The 16th edition of the Distribution Software Guide is now available. The guide, which has been endorsed by more than 40 distribution organizations, is specifically written for the distribution community from research conducted by Brown Smith Wallace Consulting. (In July, Brown Smith, in conjunction with INDUSTRIAL DISTRIBUTION, will publish a supplement to the guide.)

Most of the software vendors in the guide report that business was very good, with many reporting that 2005 was their best year since 1998-1999 when the Y2K phenomena drove new system sales and professional services to record levels. Most research firms expect this trend to continue for the next three years.

The following area few things distributors might do well to watch for or consider in their technology development:

End of the legacy system

In the “old days,” internal data processing departments would be staffed with analysts and programmers. When businesses needed new application software, they would turn to this group to analyze the internal processes and then write the programs.

Businesses that turned to outside vendors would buy their standard software and have it customized. In the late ‘90s, many businesses were forced to make additional software investments to address the Y2K problem.

These legacy systems tend to execute business processes following strict, carefully defined rules that make changes complicated and expensive. Integrating these systems with e-business applications, customer relationship management software, third party sales tax or shipping software is difficult, if not impossible.

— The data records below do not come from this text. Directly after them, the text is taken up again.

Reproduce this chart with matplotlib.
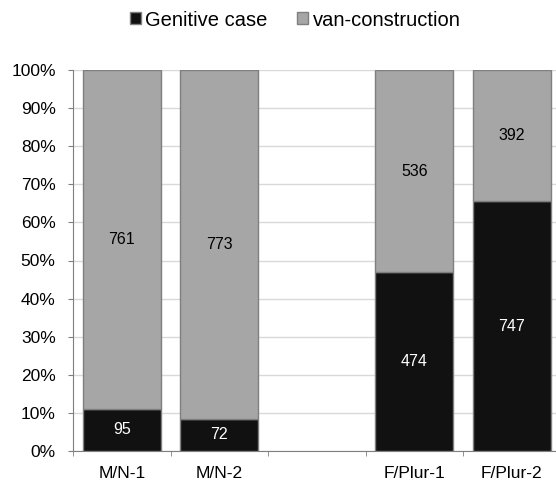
import matplotlib.pyplot as plt
import numpy as np

plt.rcParams['font.family'] = ['Liberation Sans', 'DejaVu Sans']

categories = ["M/N-1", "M/N-2", "", "F/Plur-1", "F/Plur-2"]
genitive = np.array([95, 72, 0, 474, 747])
van = np.array([761, 773, 0, 536, 392])

total = genitive + van
has = total > 0
gen_pct = genitive[has] / total[has] * 100
van_pct = van[has] / total[has] * 100

fig = plt.figure(figsize=(5.56, 4.83), dpi=100)
ax = fig.add_axes([73 / 556, 32 / 483, 487.5 / 556, 381 / 483])

x = np.arange(len(categories))
xs = x[has]
edge = "#7f7f7f"
b1 = ax.bar(xs, gen_pct, width=0.8, color="#111111", edgecolor=edge, linewidth=1.0,
            label="Genitive case", zorder=3)
b2 = ax.bar(xs, van_pct, width=0.8, bottom=gen_pct, color="#a6a6a6", edgecolor=edge,
            linewidth=1.0, label="van-construction", zorder=3)

for xi, g, v, gp, vp in zip(xs, genitive[has], van[has], gen_pct, van_pct):
    ax.text(xi, gp / 2, str(g), ha="center", va="center",
            color="white", fontsize=11.5, zorder=4)
    ax.text(xi, gp + vp / 2, str(v), ha="center", va="center",
            color="black", fontsize=11.5, zorder=4)

ax.set_xlim(-0.5, len(categories) - 0.5)
ax.set_ylim(0, 100)
ax.set_yticks(np.arange(0, 101, 10))
ax.set_yticklabels([f"{v}%" for v in range(0, 101, 10)], fontsize=12.5)
ax.set_xticks(x)
ax.set_xticklabels(categories, fontsize=12.5)
ax.set_xticks(np.arange(-0.5, len(categories), 1), minor=True)
ax.tick_params(axis="x", which="major", length=0, pad=11)
ax.tick_params(axis="x", which="minor", length=3.5, color=edge)
ax.tick_params(axis="y", length=3.5, color=edge, pad=9)

ax.yaxis.grid(True, color="#d9d9d9", linewidth=1.0, zorder=0)
ax.set_axisbelow(True)
for s in ["top", "right"]:
    ax.spines[s].set_visible(False)
ax.spines["left"].set_color(edge)
ax.spines["bottom"].set_color(edge)

fig.legend(handles=[b1, b2], loc="center", bbox_to_anchor=(295 / 556, 1 - 20 / 483), ncol=2,
           frameon=False, fontsize=14.5, handlelength=0.55, handleheight=0.55,
           handletextpad=0.2, columnspacing=1.5)

fig.savefig("out.png", dpi=100)
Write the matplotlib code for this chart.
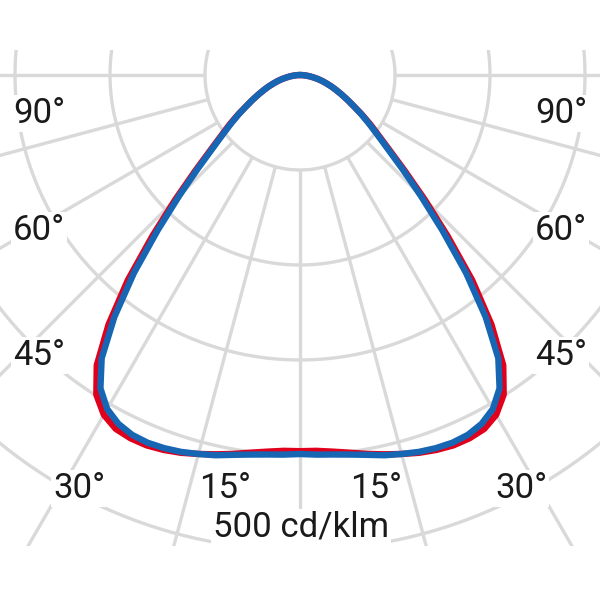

If these packages were written in legacy development languages such as COBOL and use proprietary databases, the challenge is made even greater because you may not be able to find staff that is qualified to work with these systems. If you are fortunate enough to find qualified staff, the risk of having critical business applications dependent upon a few people may be unacceptable.

The pace of technology change is accelerating. The Internet has emerged as the tool for creating integrated business processes across the supply chain. Integration through the Internet has allowed electronic commerce to flourish. Only five years ago, information systems were isolated and difficult to access. Now they can be accessed by employees remotely from almost anywhere in the world.

As the Internet has connected all systems, the demand that a system be 'open' or able to connect to other systems easily has become primary. Software companies have responded to this by making their products “interoperable,” or the ability of different systems to work together on a common task. This describes the capability of different programs to read and write the common file formats and utilize the same protocols.

The two most common development environments for interoperability are Microsoft's .Net (pronounced dot-net) and Sun’s Java. These tools provide most of the 'technology stack'—the tools that are used to develop the programming code and user interface. This allows the software company to put all of their effort into developing the business processes and rules needed to run your business.

Next generation of software

“Software as a service” and “services oriented architecture (SOA)” are buzz words that you'll be hearing for the next five years. SOA treats a service as a basic building block; each service receives a request and provides a response. For example, this service approach can include credit checking. The request includes customer number, order number and order amount. The service checks credit limit, payment status, open orders, etc., and returns an answer to approve or disapprove the order.

Why is this different than how this task is performed now? The service might be performed on your system or the services might be performed by a different application or even by a different company.

With SOA, this credit-checking service could be performed by a credit bureau that is able to check and report their credit rating. Shipping address validation is performed directly by the U.S. post office without needing to maintain your own application or database.

Such is the expertise that can be available to your business through various service providers. Imagine what happens to the pricing model for software fees when you can pay for services only as you use them.

New language for communicating

Have you ever tried to open a file and all you got was gibberish? A new technology called XML can eliminate this problem.

XML is a language that has been under development since the mid-1990s. Originally developed as a more powerful language for developing Web pages, XML has evolved and will become the preferred approach for describing all forms of data.

XML is not a proprietary language. It's not part of a programming language, operating system or hardware platform. It doesn't belong to just one software vendor. Use of this mechanism for defining data promotes the goal of 'interoperability' by making your data files accessible by more than one software application.

XML acceptance has been given a boost by Microsoft’s adoption of this format in the new version of Office. Other “open” formats are being required by state governments to eliminate the problems caused by proprietary formats.

New technology adoption

All of this new technology is “bleeding edge.” Those customers who have adopted them have the staff and resources to test and experiment with the technology.

There are few applications that wholly utilize all of these new tools or approaches to building software. It can also be expensive to adopt and implement these new approaches at his point in time.

In the wholesale distribution market, we expect this technology to be adopted slowly over the next four to six years. Software vendors will develop their own road maps that will allow them to communicate to their current and prospective customers how this next generation of technology will be adopted.

As a buyer of technology, you should be able to discuss these topics with your prospective software vendor and develop your understanding of these dramatic changes that are on the technology horizon.